Write the records out again, precisely as they stand.

++++ Stored records

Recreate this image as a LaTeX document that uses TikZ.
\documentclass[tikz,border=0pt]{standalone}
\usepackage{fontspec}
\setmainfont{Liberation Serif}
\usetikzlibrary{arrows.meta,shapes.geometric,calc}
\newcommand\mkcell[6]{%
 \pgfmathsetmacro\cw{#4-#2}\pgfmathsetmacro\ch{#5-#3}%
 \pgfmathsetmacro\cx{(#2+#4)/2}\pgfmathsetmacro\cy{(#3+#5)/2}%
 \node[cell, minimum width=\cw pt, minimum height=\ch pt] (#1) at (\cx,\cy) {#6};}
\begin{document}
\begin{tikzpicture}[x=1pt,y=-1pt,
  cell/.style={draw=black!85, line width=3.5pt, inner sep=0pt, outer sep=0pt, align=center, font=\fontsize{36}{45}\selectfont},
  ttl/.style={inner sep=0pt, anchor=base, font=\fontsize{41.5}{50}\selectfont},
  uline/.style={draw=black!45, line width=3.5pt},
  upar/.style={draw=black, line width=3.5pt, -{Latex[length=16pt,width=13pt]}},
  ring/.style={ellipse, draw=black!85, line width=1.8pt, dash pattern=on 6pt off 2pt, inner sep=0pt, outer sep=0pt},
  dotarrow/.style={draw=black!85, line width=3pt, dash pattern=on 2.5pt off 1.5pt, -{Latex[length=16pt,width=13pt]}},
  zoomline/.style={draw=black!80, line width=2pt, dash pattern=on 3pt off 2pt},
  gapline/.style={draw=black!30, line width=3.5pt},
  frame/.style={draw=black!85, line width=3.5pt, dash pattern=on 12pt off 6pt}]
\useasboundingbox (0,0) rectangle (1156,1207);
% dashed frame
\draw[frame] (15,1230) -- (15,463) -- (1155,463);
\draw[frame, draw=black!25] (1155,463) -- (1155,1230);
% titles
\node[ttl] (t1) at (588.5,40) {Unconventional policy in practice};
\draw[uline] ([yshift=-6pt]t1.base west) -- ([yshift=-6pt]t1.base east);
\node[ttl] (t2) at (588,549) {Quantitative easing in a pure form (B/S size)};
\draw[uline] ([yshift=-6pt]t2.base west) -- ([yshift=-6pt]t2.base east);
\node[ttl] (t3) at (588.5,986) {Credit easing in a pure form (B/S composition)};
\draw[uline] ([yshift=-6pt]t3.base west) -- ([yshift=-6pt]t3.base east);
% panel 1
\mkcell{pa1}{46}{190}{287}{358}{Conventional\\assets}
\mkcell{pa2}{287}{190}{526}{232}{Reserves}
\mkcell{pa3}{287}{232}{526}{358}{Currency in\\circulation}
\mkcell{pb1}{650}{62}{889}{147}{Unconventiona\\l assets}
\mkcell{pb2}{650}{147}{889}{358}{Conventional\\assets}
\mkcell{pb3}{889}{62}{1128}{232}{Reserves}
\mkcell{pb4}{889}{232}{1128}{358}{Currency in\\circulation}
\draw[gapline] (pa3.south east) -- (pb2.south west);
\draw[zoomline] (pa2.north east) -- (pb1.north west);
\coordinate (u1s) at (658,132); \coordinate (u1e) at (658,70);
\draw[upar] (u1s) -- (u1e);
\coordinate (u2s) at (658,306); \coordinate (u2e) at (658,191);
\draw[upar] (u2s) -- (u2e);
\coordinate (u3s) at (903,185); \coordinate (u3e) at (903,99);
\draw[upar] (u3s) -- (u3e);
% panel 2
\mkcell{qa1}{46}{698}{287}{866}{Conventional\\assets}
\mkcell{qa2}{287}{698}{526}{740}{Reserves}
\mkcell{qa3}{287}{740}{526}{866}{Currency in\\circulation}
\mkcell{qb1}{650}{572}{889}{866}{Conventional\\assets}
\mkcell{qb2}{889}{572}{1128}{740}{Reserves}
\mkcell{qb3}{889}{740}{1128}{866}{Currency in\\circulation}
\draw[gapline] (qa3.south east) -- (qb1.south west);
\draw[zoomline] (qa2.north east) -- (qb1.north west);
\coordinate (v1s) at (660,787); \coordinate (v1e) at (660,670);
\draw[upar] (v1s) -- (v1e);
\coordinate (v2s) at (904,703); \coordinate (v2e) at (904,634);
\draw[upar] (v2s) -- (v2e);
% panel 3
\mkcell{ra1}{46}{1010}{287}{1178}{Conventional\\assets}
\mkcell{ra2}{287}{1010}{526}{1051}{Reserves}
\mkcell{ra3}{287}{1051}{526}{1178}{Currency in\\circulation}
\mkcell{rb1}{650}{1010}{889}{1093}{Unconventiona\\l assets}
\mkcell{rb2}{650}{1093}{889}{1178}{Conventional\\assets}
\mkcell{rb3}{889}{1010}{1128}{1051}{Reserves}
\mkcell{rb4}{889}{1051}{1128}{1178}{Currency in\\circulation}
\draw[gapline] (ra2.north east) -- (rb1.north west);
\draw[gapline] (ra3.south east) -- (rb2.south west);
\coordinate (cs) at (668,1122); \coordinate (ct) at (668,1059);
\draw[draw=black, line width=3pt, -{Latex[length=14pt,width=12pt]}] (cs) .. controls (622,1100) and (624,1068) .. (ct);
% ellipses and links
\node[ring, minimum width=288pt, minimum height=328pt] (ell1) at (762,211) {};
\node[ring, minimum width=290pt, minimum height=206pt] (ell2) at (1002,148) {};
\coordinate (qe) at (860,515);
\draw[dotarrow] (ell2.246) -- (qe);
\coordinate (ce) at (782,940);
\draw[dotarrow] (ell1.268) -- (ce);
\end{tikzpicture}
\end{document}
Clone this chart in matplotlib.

++++++++

Response below
Recreate this image as a LaTeX document that uses TikZ.
\documentclass[tikz,border=0pt]{standalone}
\usepackage{fontspec}
\setmainfont{Liberation Serif}
\usetikzlibrary{arrows.meta,shapes.geometric,calc}
\newcommand\mkcell[6]{%
 \pgfmathsetmacro\cw{#4-#2}\pgfmathsetmacro\ch{#5-#3}%
 \pgfmathsetmacro\cx{(#2+#4)/2}\pgfmathsetmacro\cy{(#3+#5)/2}%
 \node[cell, minimum width=\cw pt, minimum height=\ch pt] (#1) at (\cx,\cy) {#6};}
\begin{document}
\begin{tikzpicture}[x=1pt,y=-1pt,
  cell/.style={draw=black!85, line width=3.5pt, inner sep=0pt, outer sep=0pt, align=center, font=\fontsize{36}{45}\selectfont},
  ttl/.style={inner sep=0pt, anchor=base, font=\fontsize{41.5}{50}\selectfont},
  uline/.style={draw=black!45, line width=3.5pt},
  upar/.style={draw=black, line width=3.5pt, -{Latex[length=16pt,width=13pt]}},
  ring/.style={ellipse, draw=black!85, line width=1.8pt, dash pattern=on 6pt off 2pt, inner sep=0pt, outer sep=0pt},
  dotarrow/.style={draw=black!85, line width=3pt, dash pattern=on 2.5pt off 1.5pt, -{Latex[length=16pt,width=13pt]}},
  zoomline/.style={draw=black!80, line width=2pt, dash pattern=on 3pt off 2pt},
  gapline/.style={draw=black!30, line width=3.5pt},
  frame/.style={draw=black!85, line width=3.5pt, dash pattern=on 12pt off 6pt}]
\useasboundingbox (0,0) rectangle (1156,1207);
% dashed frame
\draw[frame] (15,1230) -- (15,463) -- (1155,463);
\draw[frame, draw=black!25] (1155,463) -- (1155,1230);
% titles
\node[ttl] (t1) at (588.5,40) {Unconventional policy in practice};
\draw[uline] ([yshift=-6pt]t1.base west) -- ([yshift=-6pt]t1.base east);
\node[ttl] (t2) at (588,549) {Quantitative easing in a pure form (B/S size)};
\draw[uline] ([yshift=-6pt]t2.base west) -- ([yshift=-6pt]t2.base east);
\node[ttl] (t3) at (588.5,986) {Credit easing in a pure form (B/S composition)};
\draw[uline] ([yshift=-6pt]t3.base west) -- ([yshift=-6pt]t3.base east);
% panel 1
\mkcell{pa1}{46}{190}{287}{358}{Conventional\\assets}
\mkcell{pa2}{287}{190}{526}{232}{Reserves}
\mkcell{pa3}{287}{232}{526}{358}{Currency in\\circulation}
\mkcell{pb1}{650}{62}{889}{147}{Unconventiona\\l assets}
\mkcell{pb2}{650}{147}{889}{358}{Conventional\\assets}
\mkcell{pb3}{889}{62}{1128}{232}{Reserves}
\mkcell{pb4}{889}{232}{1128}{358}{Currency in\\circulation}
\draw[gapline] (pa3.south east) -- (pb2.south west);
\draw[zoomline] (pa2.north east) -- (pb1.north west);
\coordinate (u1s) at (658,132); \coordinate (u1e) at (658,70);
\draw[upar] (u1s) -- (u1e);
\coordinate (u2s) at (658,306); \coordinate (u2e) at (658,191);
\draw[upar] (u2s) -- (u2e);
\coordinate (u3s) at (903,185); \coordinate (u3e) at (903,99);
\draw[upar] (u3s) -- (u3e);
% panel 2
\mkcell{qa1}{46}{698}{287}{866}{Conventional\\assets}
\mkcell{qa2}{287}{698}{526}{740}{Reserves}
\mkcell{qa3}{287}{740}{526}{866}{Currency in\\circulation}
\mkcell{qb1}{650}{572}{889}{866}{Conventional\\assets}
\mkcell{qb2}{889}{572}{1128}{740}{Reserves}
\mkcell{qb3}{889}{740}{1128}{866}{Currency in\\circulation}
\draw[gapline] (qa3.south east) -- (qb1.south west);
\draw[zoomline] (qa2.north east) -- (qb1.north west);
\coordinate (v1s) at (660,787); \coordinate (v1e) at (660,670);
\draw[upar] (v1s) -- (v1e);
\coordinate (v2s) at (904,703); \coordinate (v2e) at (904,634);
\draw[upar] (v2s) -- (v2e);
% panel 3
\mkcell{ra1}{46}{1010}{287}{1178}{Conventional\\assets}
\mkcell{ra2}{287}{1010}{526}{1051}{Reserves}
\mkcell{ra3}{287}{1051}{526}{1178}{Currency in\\circulation}
\mkcell{rb1}{650}{1010}{889}{1093}{Unconventiona\\l assets}
\mkcell{rb2}{650}{1093}{889}{1178}{Conventional\\assets}
\mkcell{rb3}{889}{1010}{1128}{1051}{Reserves}
\mkcell{rb4}{889}{1051}{1128}{1178}{Currency in\\circulation}
\draw[gapline] (ra2.north east) -- (rb1.north west);
\draw[gapline] (ra3.south east) -- (rb2.south west);
\coordinate (cs) at (668,1122); \coordinate (ct) at (668,1059);
\draw[draw=black, line width=3pt, -{Latex[length=14pt,width=12pt]}] (cs) .. controls (622,1100) and (624,1068) .. (ct);
% ellipses and links
\node[ring, minimum width=288pt, minimum height=328pt] (ell1) at (762,211) {};
\node[ring, minimum width=290pt, minimum height=206pt] (ell2) at (1002,148) {};
\coordinate (qe) at (860,515);
\draw[dotarrow] (ell2.246) -- (qe);
\coordinate (ce) at (782,940);
\draw[dotarrow] (ell1.268) -- (ce);
\end{tikzpicture}
\end{document}
Clone this chart in matplotlib.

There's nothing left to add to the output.